Former ESPN colleagues share what they can within the confines of corporate America, many of them Hillary supporters, many of them minorities, although one black woman admitted to me that her brother voted for Trump, telling me there is no gray when it comes to Christianity, no matter what part of the country you live in. And I listen.
Buddies I've had since we went to elementary school in Kingston, Tennessee, joke about going to the gun range on Jan. 20 to celebrate the day Trump is sworn in. And I listen.
The women in my life who voted for Trump, the women who stand behind their husbands who voted for Trump, tell me that it was just "locker room talk," that every man is thinking what Trump said, if not saying what Trump said. Those women tell me to look at Bill Clinton. And I listen.
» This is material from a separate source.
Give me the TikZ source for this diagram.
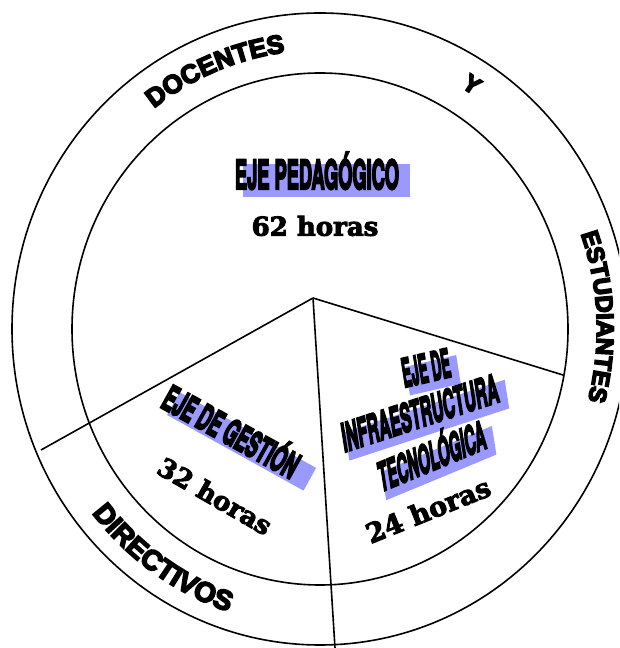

The conservative Christians in the Bible Belt where I was born and raised tell me that they're tired of being victimized simply because they believe what they believe, that being a homosexual or being a man who becomes a woman isn't how the Lord made us, plain and simple. And I listen.
A thirty-year-old black woman from Georgia who works as a paralegal in downtown Knoxville requests a ride, and she reminds me that black folks have dealt with this all of their lives. Still, she says, her father damn near disowned her for dating a white boy. She tells me that she'll do her part if I do mine, she'll speak up if I do. And I listen.
But what do I say? What do I really think? I think we start at Thanksgiving dinner tables. I think we ask what those folks around that table really think. I think that while there is a justified complex about crouching down to hear the lowest common denominator, we're not going to stand together without empathy going both ways. Admittedly, I am a walking contradiction, much like that swath of land below the Mason-Dixon, and all of the folk, black and white and other, who exist here. But to simply acknowledge the contradiction is not to examine it. Besides, I think you'd be surprised to hear what folks around your dinner table have to say, whether you're up yonder or down here.
And I think safety pins are a shade of gray, not black or white.